▸ Information supplied:
** Begin **
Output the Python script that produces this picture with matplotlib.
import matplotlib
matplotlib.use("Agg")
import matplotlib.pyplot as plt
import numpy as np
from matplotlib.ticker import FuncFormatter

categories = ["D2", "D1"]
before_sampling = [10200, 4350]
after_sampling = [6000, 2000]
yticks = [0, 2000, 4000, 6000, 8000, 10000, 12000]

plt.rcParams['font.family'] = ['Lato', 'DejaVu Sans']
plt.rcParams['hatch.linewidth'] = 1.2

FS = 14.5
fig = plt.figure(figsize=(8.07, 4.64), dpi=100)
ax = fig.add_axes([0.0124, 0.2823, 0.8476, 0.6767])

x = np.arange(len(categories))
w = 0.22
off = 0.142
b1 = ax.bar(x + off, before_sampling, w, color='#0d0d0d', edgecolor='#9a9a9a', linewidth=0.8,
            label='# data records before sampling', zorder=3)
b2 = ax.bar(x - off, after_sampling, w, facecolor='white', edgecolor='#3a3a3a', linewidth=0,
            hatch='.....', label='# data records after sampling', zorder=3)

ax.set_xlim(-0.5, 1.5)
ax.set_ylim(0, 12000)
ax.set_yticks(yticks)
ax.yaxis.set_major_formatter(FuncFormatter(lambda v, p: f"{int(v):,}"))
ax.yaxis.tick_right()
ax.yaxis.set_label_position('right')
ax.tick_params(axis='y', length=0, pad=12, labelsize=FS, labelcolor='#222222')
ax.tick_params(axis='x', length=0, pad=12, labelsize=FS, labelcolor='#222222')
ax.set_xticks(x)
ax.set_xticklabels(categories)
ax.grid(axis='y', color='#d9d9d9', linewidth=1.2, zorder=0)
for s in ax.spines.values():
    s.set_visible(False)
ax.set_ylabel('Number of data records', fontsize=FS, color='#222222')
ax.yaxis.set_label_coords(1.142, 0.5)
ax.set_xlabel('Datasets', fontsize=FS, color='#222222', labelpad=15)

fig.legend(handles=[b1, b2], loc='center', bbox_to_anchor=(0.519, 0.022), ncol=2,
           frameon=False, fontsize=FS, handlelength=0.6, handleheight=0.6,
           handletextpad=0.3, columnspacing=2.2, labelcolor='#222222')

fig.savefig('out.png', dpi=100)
** End **
▸ What you are asked to do: Go through the material and select each line with the string "matplotlib" in it.

▸ Response:
Output the Python script that produces this picture with matplotlib.
import matplotlib
matplotlib.use("Agg")
import matplotlib.pyplot as plt
from matplotlib.ticker import FuncFormatter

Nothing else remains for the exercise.